More recently, I learned the phrase probably originated with early 20th century humorist Finley Peter Dunne in a half-joking description of the role of a journalist. I think the phrase could be applied beneficially in education as well.
After all, when dealing with systems and programs as large and unwieldy as education in California, how we frame the conversation can have an impact on experience and outcomes. Used in reference to education, the phrase “comforting the afflicted and afflicting the comfortable” combines the desire for each student’s highest potential with the concern for the physical and emotional health of both students and teachers.
To be clear, I use “afflicted” here in as broad a sense as possible, to mean everything from lifelong physical disability to temporary and normal emotional ups and downs. In relation to students, “afflicted” could refer to the student who struggles with a new math concept, the students with low test scores in multiple subjects year after year or the 13-year-old who just had an argument with her mother and can’t think straight.

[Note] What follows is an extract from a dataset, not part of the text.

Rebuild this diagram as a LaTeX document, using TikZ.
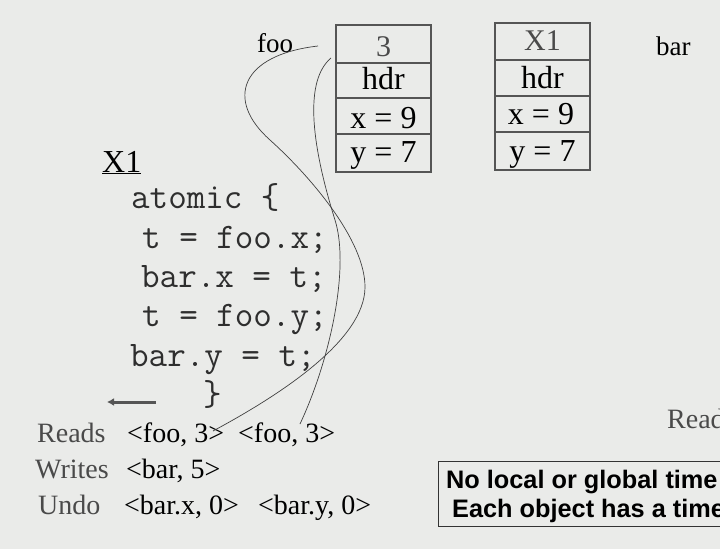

Similarly, “comfortable” in this broad sense could refer to a novice teacher who doesn’t realize his approach to teaching a math concept isn’t working or to the veteran teacher determined to teach a concept in the way she always has, despite the failing test scores of large numbers of her students.
A principal might do well to “afflict” either such teacher with the services of a mentor, who through collaboration and lesson modeling might be able to transform affliction into the comfort that comes from seeing student success.
The idea of comforting the afflicted does have its drawbacks. Before academic proficiency standards took hold and all schools were required to show academic growth, students with families of low socio-economic status or limited English skills were sometimes left too long in English language learner classes or “non-college track” classes. They were not assumed to be “college-going material.”
Similarly, special-needs children were historically isolated in classes with little hope or expectation of yearly measurable progress that could enable them to gain independence and employment as adults.
Standards helped educators and parents realize that the higher future comfort of a student’s eventual success requires the affliction of higher expectations and harder work for both students and teachers.
In reality, comfort and affliction must often be wielded together and tailored to individual needs. One student’s comfort is another’s affliction. One student might need the challenge and stimulation of a college class, while another may be suffering with one too many Advanced Placement courses. A student who’s lauded as the first in his family to go to college might need extra support when he gets there.
Fostering student success is about finding the balance between challenging students and knowing when to give them a little extra time and space.
But finding the balance to achieve success is hard. It’s hard on students and teachers, and it isn’t cheap either. Knowing and addressing individual needs takes more time than our teachers and counselors are given, more people than our school budgets currently provide.
But even short of a budgetary infusion into staffing, just the idea of education as both comfort and affliction might ameliorate the worry of some that the push to academic standards equates to standardizing students.
We’re all different and we know it. All our students are sometimes in need of comfort, sometimes a push. It’s the ongoing challenge of educators and parents, alike.